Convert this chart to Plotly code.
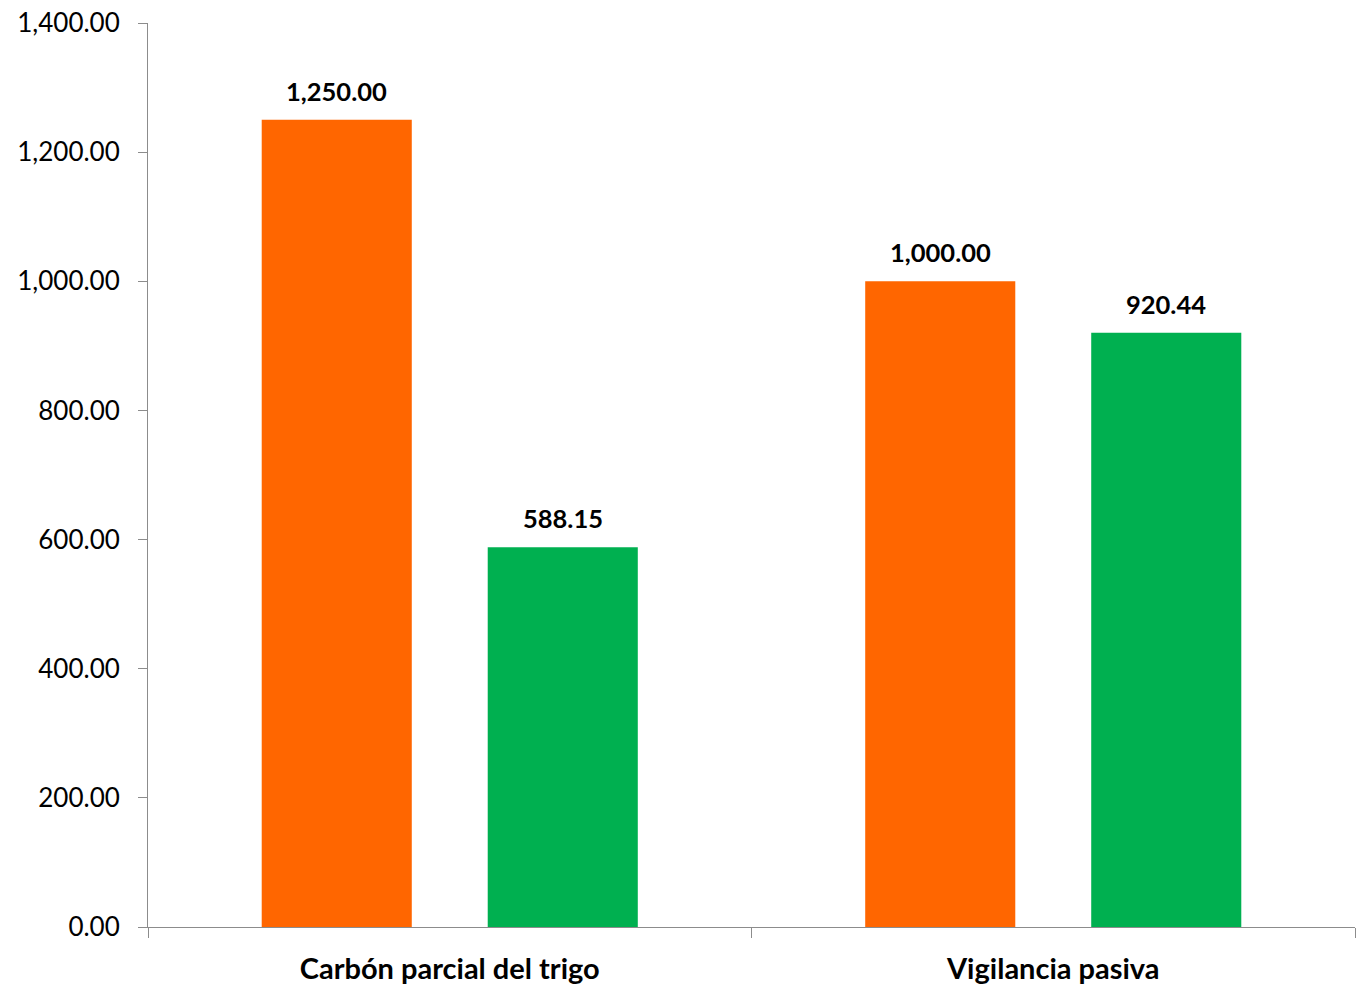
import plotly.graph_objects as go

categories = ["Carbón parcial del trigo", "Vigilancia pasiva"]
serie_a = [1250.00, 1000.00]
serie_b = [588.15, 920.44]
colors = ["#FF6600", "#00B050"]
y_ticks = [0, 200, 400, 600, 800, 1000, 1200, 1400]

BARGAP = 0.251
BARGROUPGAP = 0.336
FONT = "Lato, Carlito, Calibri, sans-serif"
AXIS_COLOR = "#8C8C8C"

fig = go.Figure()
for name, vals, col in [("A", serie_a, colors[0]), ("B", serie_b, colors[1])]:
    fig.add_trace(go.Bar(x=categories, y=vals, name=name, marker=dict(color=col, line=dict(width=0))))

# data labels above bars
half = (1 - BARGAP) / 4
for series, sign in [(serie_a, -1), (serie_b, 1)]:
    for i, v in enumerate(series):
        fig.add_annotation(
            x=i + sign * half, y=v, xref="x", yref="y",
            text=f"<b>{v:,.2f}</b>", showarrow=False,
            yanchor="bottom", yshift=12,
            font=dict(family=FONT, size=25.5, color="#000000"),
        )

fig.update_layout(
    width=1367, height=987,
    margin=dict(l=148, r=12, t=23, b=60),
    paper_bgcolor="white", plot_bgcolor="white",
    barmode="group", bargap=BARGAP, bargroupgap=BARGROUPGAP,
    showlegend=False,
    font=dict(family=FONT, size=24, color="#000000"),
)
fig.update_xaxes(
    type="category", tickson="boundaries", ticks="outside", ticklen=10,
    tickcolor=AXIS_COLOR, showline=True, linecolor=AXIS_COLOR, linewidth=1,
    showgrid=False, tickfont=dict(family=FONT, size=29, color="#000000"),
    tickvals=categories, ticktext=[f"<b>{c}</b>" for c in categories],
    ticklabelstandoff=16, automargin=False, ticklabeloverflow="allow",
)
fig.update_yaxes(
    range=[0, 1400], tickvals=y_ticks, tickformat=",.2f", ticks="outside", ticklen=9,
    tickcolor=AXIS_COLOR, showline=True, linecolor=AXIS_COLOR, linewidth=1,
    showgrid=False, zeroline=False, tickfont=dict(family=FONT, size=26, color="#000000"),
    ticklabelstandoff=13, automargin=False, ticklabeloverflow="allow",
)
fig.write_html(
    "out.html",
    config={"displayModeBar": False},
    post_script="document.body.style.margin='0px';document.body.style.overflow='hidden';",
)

_ _ _ _ _ _ _

| Work to do |
Would you set down the listing exactly, omitting pictures?

| Complete output |
Convert this chart to Plotly code.
import plotly.graph_objects as go

categories = ["Carbón parcial del trigo", "Vigilancia pasiva"]
serie_a = [1250.00, 1000.00]
serie_b = [588.15, 920.44]
colors = ["#FF6600", "#00B050"]
y_ticks = [0, 200, 400, 600, 800, 1000, 1200, 1400]

BARGAP = 0.251
BARGROUPGAP = 0.336
FONT = "Lato, Carlito, Calibri, sans-serif"
AXIS_COLOR = "#8C8C8C"

fig = go.Figure()
for name, vals, col in [("A", serie_a, colors[0]), ("B", serie_b, colors[1])]:
    fig.add_trace(go.Bar(x=categories, y=vals, name=name, marker=dict(color=col, line=dict(width=0))))

# data labels above bars
half = (1 - BARGAP) / 4
for series, sign in [(serie_a, -1), (serie_b, 1)]:
    for i, v in enumerate(series):
        fig.add_annotation(
            x=i + sign * half, y=v, xref="x", yref="y",
            text=f"<b>{v:,.2f}</b>", showarrow=False,
            yanchor="bottom", yshift=12,
            font=dict(family=FONT, size=25.5, color="#000000"),
        )

fig.update_layout(
    width=1367, height=987,
    margin=dict(l=148, r=12, t=23, b=60),
    paper_bgcolor="white", plot_bgcolor="white",
    barmode="group", bargap=BARGAP, bargroupgap=BARGROUPGAP,
    showlegend=False,
    font=dict(family=FONT, size=24, color="#000000"),
)
fig.update_xaxes(
    type="category", tickson="boundaries", ticks="outside", ticklen=10,
    tickcolor=AXIS_COLOR, showline=True, linecolor=AXIS_COLOR, linewidth=1,
    showgrid=False, tickfont=dict(family=FONT, size=29, color="#000000"),
    tickvals=categories, ticktext=[f"<b>{c}</b>" for c in categories],
    ticklabelstandoff=16, automargin=False, ticklabeloverflow="allow",
)
fig.update_yaxes(
    range=[0, 1400], tickvals=y_ticks, tickformat=",.2f", ticks="outside", ticklen=9,
    tickcolor=AXIS_COLOR, showline=True, linecolor=AXIS_COLOR, linewidth=1,
    showgrid=False, zeroline=False, tickfont=dict(family=FONT, size=26, color="#000000"),
    ticklabelstandoff=13, automargin=False, ticklabeloverflow="allow",
)
fig.write_html(
    "out.html",
    config={"displayModeBar": False},
    post_script="document.body.style.margin='0px';document.body.style.overflow='hidden';",
)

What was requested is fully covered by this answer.